Come dice il neurologo Gian Luigi Gigli su Avvenire di qualche giorno fa, “sembra il trailer di un film dell’orrore”. Sono parole a dir poco deliranti, spaventose, anche se si tratta in realtà di teorie non nuove. Altri, infatti, hanno già sostenuto la liceità dell’infanticidio, come il bioeticista Peter Singer (Vedi qui).
Il ragionamento dei due ricercatori, in fondo, non fa una piega: se il feto non è persona, non lo è nemmeno due secondi dopo, per il semplice fatto di essere nato. Cosa cambia tra prima e dopo? Nascituro e neonato non sono dissimili nelle loro qualità essenziali. Non c’è alcuna differenza o stacco qualitativo su cui si possa basare una diversa valutazione morale e giuridica della loro soppressione.
I due “scienziati” teorizzano che la legittimazione diffusa dell’aborto dovrebbe allargarsi all’infanticidio, anziché invertire il percorso comprendendo che la tutela della vita già nata dovrebbe estendersi al non ancora nato. Ma, paradossalmente, confermano senza giri di parole quello che troppi dimenticano: cioè che l’aborto è la soppressione di un essere umano, pari alla soppressione perpetrata dopo la nascita.

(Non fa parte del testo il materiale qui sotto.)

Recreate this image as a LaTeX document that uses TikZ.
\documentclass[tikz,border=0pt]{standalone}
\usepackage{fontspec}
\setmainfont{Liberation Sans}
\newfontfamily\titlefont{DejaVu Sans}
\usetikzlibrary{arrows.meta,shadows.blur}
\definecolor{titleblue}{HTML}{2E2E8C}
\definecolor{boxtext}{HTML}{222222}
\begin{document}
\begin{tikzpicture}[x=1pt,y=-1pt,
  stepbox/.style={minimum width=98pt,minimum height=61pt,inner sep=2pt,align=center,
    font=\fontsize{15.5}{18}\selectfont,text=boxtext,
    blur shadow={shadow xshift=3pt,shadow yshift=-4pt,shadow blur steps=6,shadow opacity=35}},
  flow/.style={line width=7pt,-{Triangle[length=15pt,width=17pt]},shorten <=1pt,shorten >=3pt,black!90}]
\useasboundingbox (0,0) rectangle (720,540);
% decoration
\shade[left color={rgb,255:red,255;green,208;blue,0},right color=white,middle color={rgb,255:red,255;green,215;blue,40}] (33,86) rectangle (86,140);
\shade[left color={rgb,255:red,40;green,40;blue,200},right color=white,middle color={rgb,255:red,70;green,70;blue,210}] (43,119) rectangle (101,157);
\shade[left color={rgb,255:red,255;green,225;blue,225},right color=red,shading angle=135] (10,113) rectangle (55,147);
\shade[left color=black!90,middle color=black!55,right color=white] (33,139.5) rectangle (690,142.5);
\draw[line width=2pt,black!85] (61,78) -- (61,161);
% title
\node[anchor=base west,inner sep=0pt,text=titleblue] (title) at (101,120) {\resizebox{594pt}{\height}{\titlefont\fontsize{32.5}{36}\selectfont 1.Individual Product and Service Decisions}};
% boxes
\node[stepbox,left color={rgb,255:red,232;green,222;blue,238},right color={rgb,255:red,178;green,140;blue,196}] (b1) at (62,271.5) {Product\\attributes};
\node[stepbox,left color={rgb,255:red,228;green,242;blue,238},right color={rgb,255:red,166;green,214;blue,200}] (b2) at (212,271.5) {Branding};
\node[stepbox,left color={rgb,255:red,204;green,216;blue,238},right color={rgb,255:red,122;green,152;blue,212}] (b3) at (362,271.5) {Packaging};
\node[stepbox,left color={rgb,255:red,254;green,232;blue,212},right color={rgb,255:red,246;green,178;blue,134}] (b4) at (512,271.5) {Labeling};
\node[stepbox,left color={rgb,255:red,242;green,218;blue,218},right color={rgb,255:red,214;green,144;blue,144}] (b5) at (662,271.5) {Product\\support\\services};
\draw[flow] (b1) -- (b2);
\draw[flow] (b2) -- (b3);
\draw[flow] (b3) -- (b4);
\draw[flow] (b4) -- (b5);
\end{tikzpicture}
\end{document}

Giubilini e Minerva (che sono pro-choice, cioè favorevoli all’aborto) hanno ammesso con candore una verità, anche se aberrante. Tutte le bugie, le tesi anti-scientifiche, gli eufemismi da sempre usati per promuovere l’aborto, ora cadono miseramente, mostrando il vero volto della cultura sottostante: ovvero quella visione materialista che considera la vita umana non più come dono, non più dotata di valore in sé, di quella dignità profonda che la rende intangibile e meritevole di rispetto, bensì come qualcosa di funzionale alla propria utilità o ai propri desideri e, conseguentemente, da manipolare a piacimento.
Nonostante lo scalpore e lo sdegno che suscitano in tutti noi, queste tesi dovrebbero dunque far riflettere.
La speranza è che, come a volte succede, notizie così sconvolgenti possano almeno servire per risalire all’errore di partenza. L’alternativa è la deriva totale verso la barbarie.